Steve McQueen’s Hunger works well enough as apiece of fluffy art pop. It fills the screen with a fair number of beautifully composed but gently hard to look at images and leaves the doctorate-holding liberal viewer feeling on the side of the good and the just, yet able to site the film’s ambiguity as an alibi. Hunger isn’t a film that doesn’t manipulate it’s audience, or one that sets up real contradictions, it’s a film that, like the contemporary bourgeoisie, makes a religion of not knowing what to feel. The movie works more less the same way the work of Andres Serrano or or Damien Hirst pictures does. Unfortunately, the film and McQueen want you to take them seriously, which reveals that they are empty as Schindler’s List and Steven Spielberg.
In order not to confront the fact that he has merely added another entry to the filmography of post-gospel typology, McQueen tells professional film salespeople like Denis Lim that his movie scrapes relevance off Guantanamo Bay and the contemporary climate of terror. He even claims that the belabored citations of Christian iconography were “unavoidable” in a film about “a naked skinny guy dying.” McQueen, it must be said seems as stupid and disingenuous as anyone in Hollywood or the galley world and probably uses “reference” as a verb. His film has to do related to Camp X-Ray and contemporary terrorism only at the most deluded level of abstraction.
His hysterical love for ending shots in the overly dramatic but well-balanced compositions typical of a certain school of large format art photography structures the camera work form start to finish. The problem with that tick isn’t so much that the compositions aestheticize the image, but that McQueen’s aesthetics are an ongoing project rather than a mode of historical analysis.

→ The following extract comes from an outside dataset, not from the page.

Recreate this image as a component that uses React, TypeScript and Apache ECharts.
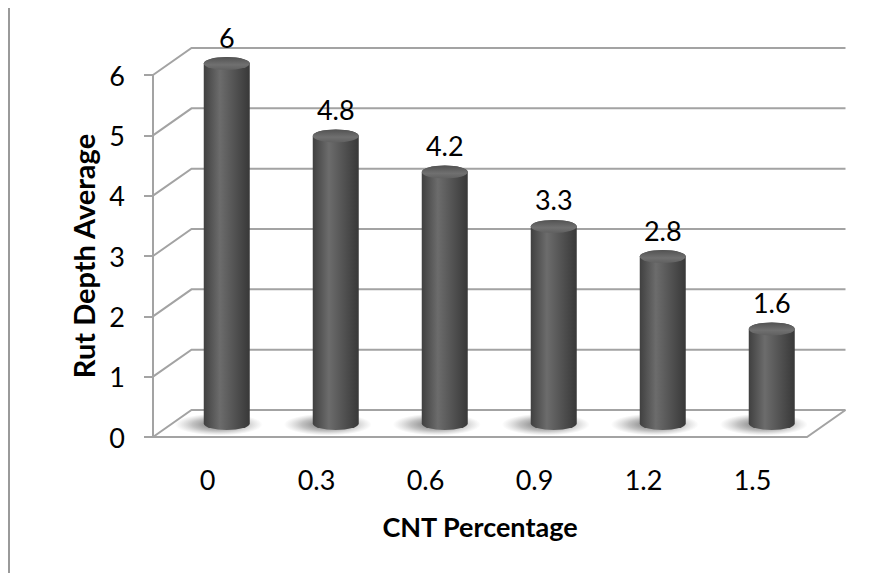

Everything from a guard shot in the head while visiting his mother at a nursing home to shit prisoners smeared on the walls of Maze prison is presented from the same monocular point of view. That point of view contains violence in the image within a decorum of the image. Formally the film enacts a huge step backwards for the cinema, so much so that I can hear the decomposed Derek Jarman.

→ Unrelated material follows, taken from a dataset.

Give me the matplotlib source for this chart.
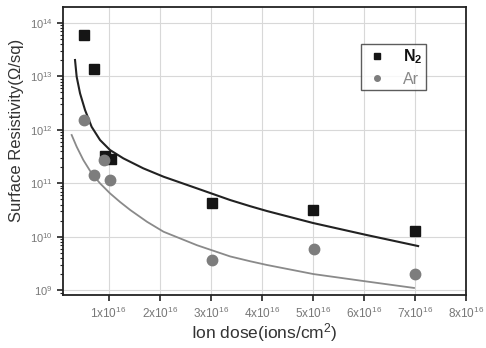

The film tells you very little about the no-wash strike, but does generate a lot of eroticism. Its Sadistic investments come to an enjoyable climax in the second half of the film, which is nothing other than an analysis-free hagiography of Bobby Sands as an individual. No mater how many clichés about having “nothing but one’s body” as a weapon McQueen spouts about or how many poorly digested sound-bites about bio/ thanatopoltics his supporters invoke, the second half of the film is even more of a mess than the first half. It uses out of focus shots as means of focalizing the narrative around the starving Sands and cuts to saccharine shots of Sands’ youth right before he dies, further toning down the films mild and over rated horror.
The one almost successful part of the film the first part, about the no-wash strike, with the second part, about Sands. In that sequence, Sands argues with a priest about the merits of a hunger strike unto death. It plays a bit as if McQueen had read the cliff notes to the fabluation chapter in Gilles Deleuze For Dummies and mixed it with some vague ideas about Irish bards, but at least it gives a sense of antagonisms within the Republican movement and doesn’t spend itself in giving us images to look at. Even here, McQueen can’t get away from art world clichés — sands tells a story that turns out to be about that gallery favorite, a dead faun. The aforementioned shots of Sand’s youth in the second half refer to this story, retrospectively diminishing the scene even further when we realize that it was nothing but a mildly sentimental set up for big time bathos. The fact that many critics fell for McQueen’s bullshit and claim the film is rigorous (it’s anything but) while celebrating the supposed fact that he read a couple of books about Sands and Maze Prison before shooting the film (one would hope so,) is almost laughable. McQueen’s Hunger is hunger for success success success.